A musical hoax can be fully achieved only by a talented composer. Maybe none of Gottfried Eschenbach's creators were talented enough to continue this hoax...
Title: Re: Gottfried Eschenbach (1842-1920)
Post by: Alan Howe on Friday 29 August 2014, 10:12
Still no reply to my email to the Society. Rat growing to monstrous proportions and smell now overpowering.
Title: Re: Gottfried Eschenbach (1842-1920)
Post by: Mark Thomas on Friday 29 August 2014, 11:24
Shouldn't the Wikipedia page be taken down, or at least have a prominent warning posted on it?
Title: Re: Gottfried Eschenbach (1842-1920)
Post by: Alan Howe on Friday 29 August 2014, 15:50
I have just added four prominent hoax warnings to the Wikipedia page. Let's see whether these elict any response...
Title: Re: Gottfried Eschenbach (1842-1920)
Post by: eschiss1 on Friday 29 August 2014, 18:45
Alan- such warnings gather more attention if done with a template. I replaced it (well, the top one) so - "{{hoax|date=August 2014}}". Makes it a suspected hoax, entered into the category for investigation (by people on Wikipedia who make it their business to do such things- every template creates a category, which in turn attracts a group of such people hopefully with some expertise meaning to apply rules and deplete the category (properly, not arbitrarily), etc. etc.) as of August 2014.  There's too much on Wikipedia to get admins/others' notice in any other way, really...
Title: Re: Gottfried Eschenbach (1842-1920)
Post by: eschiss1 on Friday 29 August 2014, 18:55
Hrm.

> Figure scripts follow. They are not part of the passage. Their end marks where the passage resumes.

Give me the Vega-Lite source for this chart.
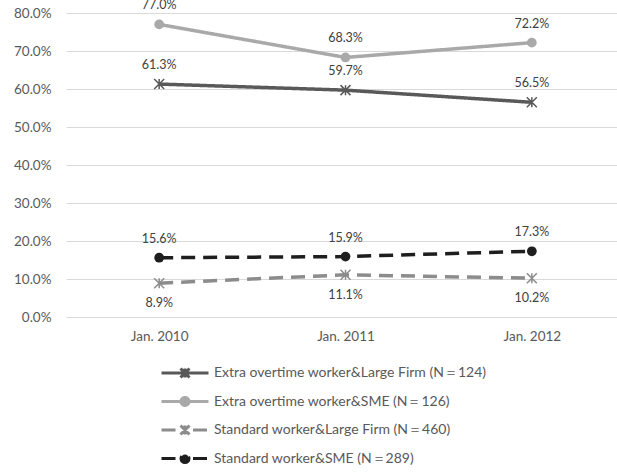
{
  "$schema": "https://vega.github.io/schema/vega-lite/v6.json",
  "width": 559,
  "height": 304,
  "autosize": {"type": "none"},
  "padding": {"left": 66, "top": 13, "right": 0, "bottom": 156},
  "background": "white",
  "config": {
    "view": {"stroke": null},
    "font": "Lato",
    "axis": {"labelFont": "Lato", "labelFontSize": 13.5, "labelColor": "#595959"},
    "legend": {"labelFont": "Lato", "labelFontSize": 14, "labelColor": "#595959"}
  },
  "data": {
    "values": [
      {"month": "Jan. 2010", "series": "Extra overtime worker&Large Firm (N＝124)", "share": 0.613},
      {"month": "Jan. 2011", "series": "Extra overtime worker&Large Firm (N＝124)", "share": 0.597},
      {"month": "Jan. 2012", "series": "Extra overtime worker&Large Firm (N＝124)", "share": 0.565},
      {"month": "Jan. 2010", "series": "Extra overtime worker&SME (N＝126)", "share": 0.770},
      {"month": "Jan. 2011", "series": "Extra overtime worker&SME (N＝126)", "share": 0.683},
      {"month": "Jan. 2012", "series": "Extra overtime worker&SME (N＝126)", "share": 0.722},
      {"month": "Jan. 2010", "series": "Standard worker&Large Firm (N＝460)", "share": 0.089},
      {"month": "Jan. 2011", "series": "Standard worker&Large Firm (N＝460)", "share": 0.111},
      {"month": "Jan. 2012", "series": "Standard worker&Large Firm (N＝460)", "share": 0.102},
      {"month": "Jan. 2010", "series": "Standard worker&SME (N＝289)", "share": 0.156},
      {"month": "Jan. 2011", "series": "Standard worker&SME (N＝289)", "share": 0.159},
      {"month": "Jan. 2012", "series": "Standard worker&SME (N＝289)", "share": 0.173}
    ]
  },
  "encoding": {
    "x": {
      "field": "month",
      "type": "ordinal",
      "scale": {"type": "point", "padding": 0.5},
      "axis": {"title": null, "labelAngle": 0, "ticks": false, "domain": false, "grid": false, "labelPadding": 12}
    },
    "y": {
      "field": "share",
      "type": "quantitative",
      "scale": {"domain": [0, 0.8], "nice": false},
      "axis": {
        "title": null,
        "format": ".1%",
        "values": [0, 0.1, 0.2, 0.3, 0.4, 0.5, 0.6, 0.7, 0.8],
        "ticks": false,
        "tickSize": 0,
        "domain": false,
        "labelPadding": 15,
        "gridColor": "#D9D9D9",
        "gridWidth": 1
      }
    },
    "color": {
      "field": "series",
      "type": "nominal",
      "scale": {
        "domain": [
          "Extra overtime worker&Large Firm (N＝124)",
          "Extra overtime worker&SME (N＝126)",
          "Standard worker&Large Firm (N＝460)",
          "Standard worker&SME (N＝289)"
        ],
        "range": ["#595959", "#A9A9A9", "#8C8C8C", "#1E1E1E"]
      },
      "legend": {
        "title": null,
        "orient": "none",
        "direction": "vertical",
        "legendX": 112,
        "legendY": 353,
        "padding": 0,
        "symbolSize": 100,
        "symbolStrokeWidth": 3,
        "labelOffset": 22,
        "labelLimit": 400,
        "rowPadding": 7.5,
        "encode": {
          "symbols": {
            "update": {
              "shape": {"signal": "indexof(domain('color'), datum.value) === 0 ? 'M-4.7,0H4.7M-0.9,-0.9L0.9,0.9M-0.9,0.9L0.9,-0.9M0,-0.9V0.9' : indexof(domain('color'), datum.value) === 1 ? 'M-4.7,0H4.7M-0.8,0A0.8,0.8 0 1,0 0.8,0A0.8,0.8 0 1,0 -0.8,0Z' : indexof(domain('color'), datum.value) === 2 ? 'M-4.7,0H-1.6M1.6,0H4.7M-0.9,-0.9L0.9,0.9M-0.9,0.9L0.9,-0.9M0,-0.9V0.9' : 'M-4.7,0H-1.6M1.6,0H4.7M-0.8,0A0.8,0.8 0 1,0 0.8,0A0.8,0.8 0 1,0 -0.8,0Z'"},
              "fill": {"signal": "scale('color', datum.value)"},
              "stroke": {"signal": "scale('color', datum.value)"},
              "strokeWidth": {"value": 3},
              "strokeDash": {"value": []},
              "opacity": {"value": 1}
            }
          }
        }
      }
    }
  },
  "layer": [
    {
      "mark": {"type": "line", "strokeWidth": 3.5},
      "encoding": {
        "strokeDash": {
          "field": "series",
          "type": "nominal",
          "scale": {
            "domain": [
              "Extra overtime worker&Large Firm (N＝124)",
              "Extra overtime worker&SME (N＝126)",
              "Standard worker&Large Firm (N＝460)",
              "Standard worker&SME (N＝289)"
            ],
            "range": [[1, 0], [1, 0], [14, 8], [14, 8]]
          },
          "legend": null
        }
      }
    },
    {
      "transform": [{"filter": "indexof(datum.series, 'SME') >= 0"}],
      "mark": {"type": "point", "shape": "circle", "filled": true, "size": 95, "opacity": 1}
    },
    {
      "transform": [{"filter": "indexof(datum.series, 'Large Firm') >= 0"}],
      "mark": {"type": "point", "shape": "M-1,-1L1,1M-1,1L1,-1M0,-1V1", "filled": false, "size": 100, "strokeWidth": 1.5, "opacity": 1}
    },
    {
      "transform": [{"filter": "indexof(datum.series, 'Standard worker&Large Firm') < 0"}],
      "mark": {"type": "text", "dy": -19, "fontSize": 12.5, "font": "Lato"},
      "encoding": {
        "text": {"field": "share", "type": "quantitative", "format": ".1%"},
        "color": {"value": "#404040"}
      }
    },
    {
      "transform": [{"filter": "indexof(datum.series, 'Standard worker&Large Firm') >= 0"}],
      "mark": {"type": "text", "dy": 20, "fontSize": 12.5, "font": "Lato"},
      "encoding": {
        "text": {"field": "share", "type": "quantitative", "format": ".1%"},
        "color": {"value": "#404040"}
      }
    }
  ]
}
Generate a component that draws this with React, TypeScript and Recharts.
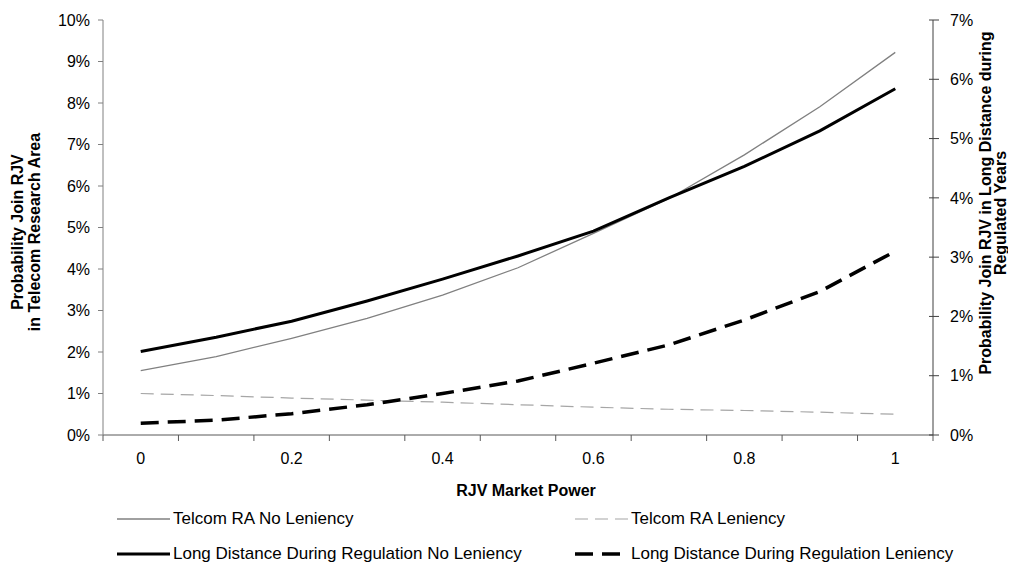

By the way of a by the by the way, apparently not only nothing in Worldcat, but not in KVK or the Musiksammlung-Katalog of the ÖNB, either.  Just checking to see if I missed anything (published or in libraries.) There are a few possibilities- e.g.: all in manuscript (or lost in the wars) and the one reference is cited with misspellings that makes it useless to us as a source, &c &c - others - but ... erm... doesn't look good, agreed.
Title: Re: Gottfried Eschenbach (1842-1920)
Post by: Alan Howe on Friday 29 August 2014, 19:19
Thank you very much indeed for your help and expertise, Eric. Much appreciated.
Title: Re: Gottfried Eschenbach (1842-1920)
Post by: eschiss1 on Saturday 06 September 2014, 16:52
Thank you.
I am now informed that the page is now listed @ Wikipedia:Articles for deletion (deletion discussion page (https://en.wikipedia.org/wiki/Wikipedia:Articles_for_deletion/Gottfried_Eschenbach)); I see that there is  already a link from there to our discussion here in support of the case for deletion ("Addition: Have you seen this?" from the one commenting vote so far, a delete.) The fellow who listed it sends thanks your way (to your Wikipedia nickname, not your personal name).
Title: Re: Gottfried Eschenbach (1842-1920)
Post by: Mark Thomas on Saturday 06 September 2014, 22:16
Thanks to everyone involved in exposing this pointless piece of misinformation. Good to know that Wikipedia has the potential to act so quickly and responsibly.
Title: Re: Gottfried Eschenbach (1842-1920)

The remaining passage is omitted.